Plotkin then pointed to the NRA and similar groups as fostering this political schism. “It’s not so much the opposition to this control or that control. It’s [the NRA’s] ability to reshape the very definition of the issue in American politics, to the point where the great fear among many gun owners, who otherwise support gun controls, is that the federal government is coming to take your gun away.”
The political science professor pointed to instances where members of the NRA openly dramatized the potential of federal seizure of weapons in order to gain support, as well as the NRA’s political clout with some representatives in Washington. Plotkin noted, “The NRA has come to stand not simply for the rights of gun owners, it proclaims its service as chief defender of American liberty against its main enemy, the federal government.” The professor explained that, by casting the federal government as an institution aiming to control and attack the American way and its citizens, the NRA and similar interest groups have halted what would have otherwise been popularly supported legislation.

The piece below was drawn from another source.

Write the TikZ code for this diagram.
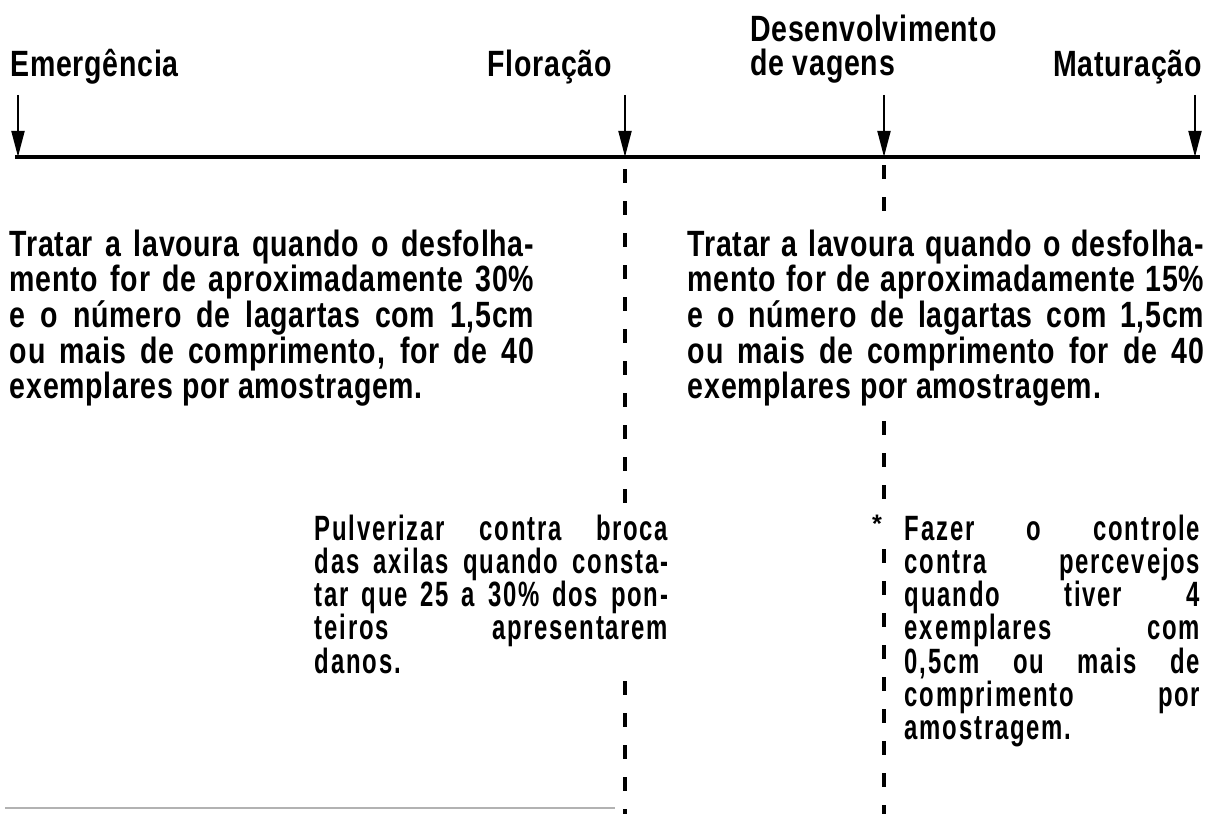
\documentclass[tikz,border=0pt]{standalone}
\usepackage{fontspec}
\setmainfont{Liberation Sans}
\newfontfamily\condfont{Liberation Sans}[FakeStretch=0.78, LetterSpace=2]
\newfontfamily\narrowfont{Liberation Sans}[FakeStretch=0.68, LetterSpace=5]
\usetikzlibrary{arrows.meta,positioning}

\newlength\blockw
\newcommand\jline[1]{\makebox[\blockw][s]{#1}}

\tikzset{
    axis/.style={line width=2.6pt},
    stage/.style={-{Triangle[length=0.65cm, width=0.32cm]}, line width=1.8pt},
    guide/.style={line width=2.4pt, dash pattern=on 0.35cm off 0.45cm},
    lbl/.style={font=\condfont\bfseries\fontsize{26}{24}\selectfont, inner sep=0pt},
    upper/.style={font=\condfont\bfseries\fontsize{26}{23.1}\selectfont, align=left, fill=white, inner sep=4pt, anchor=north west,
        execute at begin node={\setlength{\blockw}{#1}}},
    lower/.style={font=\narrowfont\bfseries\fontsize{25}{23.6}\selectfont, align=left, fill=white, inner sep=4pt, anchor=north west,
        execute at begin node={\setlength{\blockw}{#1}}}
}

\begin{document}
\begin{tikzpicture}[x=0.025cm, y=-0.025cm]
\useasboundingbox (0,0) rectangle (1206,814);

% stages on the time line
\coordinate (ax0) at (15,157);
\coordinate (ax1) at (1200,157);
\coordinate (emer) at (18,157);
\coordinate (flor) at (625,157);
\coordinate (vage) at (884,157);
\coordinate (matu) at (1195,157);
\coordinate (bot0) at (5,808);
\coordinate (bot1) at (615,808);

\node[lbl, anchor=base west] (lemer) at (10,77) {Emergência};
\node[lbl, anchor=base east] (lflor) at (612,77) {Floração};
\node[lbl, anchor=north west, align=left] (lvage) at (750,15) {Desenvolvimento\\de vagens};
\node[lbl, anchor=base east] (lmatu) at (1202,77) {Maturação};

\draw[axis] (ax0) -- (ax1);
\foreach \s in {emer,flor,vage,matu}
    \draw[stage] ([yshift=1.55cm]\s) -- (\s);

\draw[guide, dash phase=-0.3cm] (flor) -- (flor |- 0,814);
\draw[guide, dash phase=-0.2cm] (vage) -- (vage |- 0,814);
\draw[line width=2pt, gray!60] (bot0) -- (bot1);

% recommendations
\node[upper=13.1cm] (tratA) at (4,224) {%
\jline{Tratar a lavoura quando o desfolha-}\\
\jline{mento for de aproximadamente 30\%}\\
\jline{e o número de lagartas com 1,5cm}\\
\jline{ou mais de comprimento, for de 40}\\
exemplares por amostragem.};
\node[upper=12.9cm] (tratB) at (682,224) {%
\jline{Tratar a lavoura quando o desfolha-}\\
\jline{mento for de aproximadamente 15\%}\\
\jline{e o número de lagartas com 1,5cm}\\
\jline{ou mais de comprimento for de 40}\\
exemplares por amostragem.};
\node[lower=8.83cm] (pulv) at (309,509) {%
\jline{Pulverizar contra broca}\\
\jline{das axilas quando consta-}\\
\jline{tar que 25 a 30\% dos pon-}\\
\jline{teiros apresentarem}\\
danos.};
\node[lower=7.38cm] (fazer) at (899,509) {%
\jline{Fazer o controle}\\
\jline{contra percevejos}\\
\jline{quando tiver 4}\\
\jline{exemplares com}\\
\jline{0,5cm ou mais de}\\
\jline{comprimento por}\\
amostragem.};
\node[font=\bfseries\fontsize{18}{18}\selectfont, fill=white, inner sep=3pt] (star) at (877,524) {*};
\end{tikzpicture}
\end{document}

While the panelists could offer no simple solutions to the problem of gun violence, they maintained that with hard work, America could eventually become safer. Leonard explained, “If we want a good reality of safe communities, we are not going to get that with more guns in our homes, the evidence is clear. We are not going to get that with more guards in our schools…We are not going to be doing that by criminalizing the mentally ill. None of that is going to make us safer. What’s going to make us safer is [that] we move toward a more equitable society with fewer guns.”